With regard to the powers of Congress, or of the U. S. collectively taken, they could not be exactly defined in the articles of Confederation. Cases would arise for which no previous provision could be made. These came under and were decided by the great law of necessity, which was admitted as a law of nations. It might happen that a State would grow so powerful and so ambitious as to be dangerous to the other States in the union. In such a case the law of necessity and of self-preservation might compel the others, by a sovereign act of authority, to abridge the power of that State, and even to divide it into two or more distinct and independent States. He would not undertake to say that the petitioners were within or without the bounds of Virginia, or that it would be proper or improper to grant the prayer of the petitioners; but he saw no impropriety in letting the petition remain on the files of Congress, and should therefore vote in favor of that question.
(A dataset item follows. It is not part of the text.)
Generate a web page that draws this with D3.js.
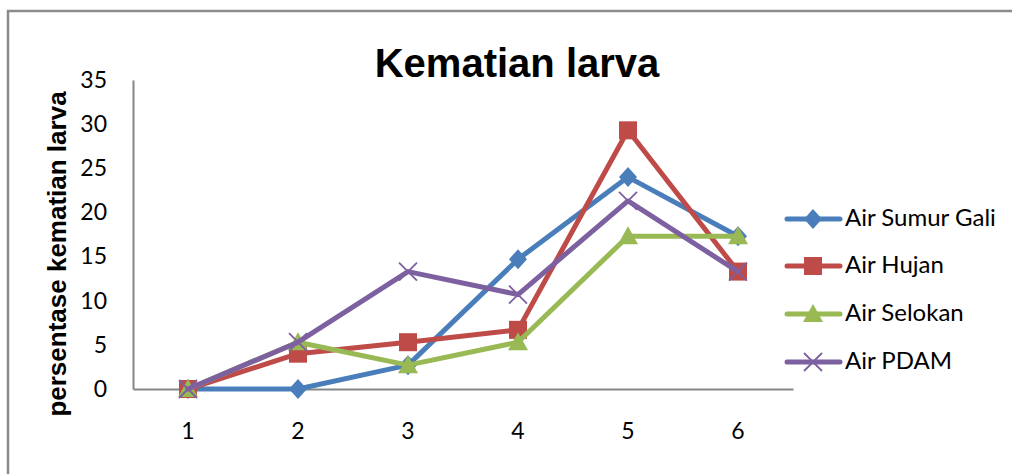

Mr Williamson insisted there was nothing before the House in which a question could properly be taken; that the bulk of the names to the petition which had been read appeared to be signed by one or two hands; they might be forged. No body could say that the signers or the persons whose names were written lived on the lands in question, that therefore the paper should be dismissed. This brought on a new debate, and at last an adjournment was called for and agreed to.
MS not found; reprinted from NYHS Collections, 11 (1879): 145-50.
1 See JCC, 23:532-33. Although Thomson records a lengthy debate over the disposition of the Kentucky petition in these notes, there is no mention of the matter in his journals of Congress.
2 For the Virginia reaction to this Kentucky petition, see Madison, Papers (Hutchinson), 5:82-84; and Virginia Delegates to Benjamin Harrison, September 3, 1782. No copy of the document, which was described as merely "a Copy of a Petition" by the Virginia delegates in their letter of transmittal to Harrison, is known to have survived.
3 See JCC, 15:1226-30; and these Letters, 14:134-35.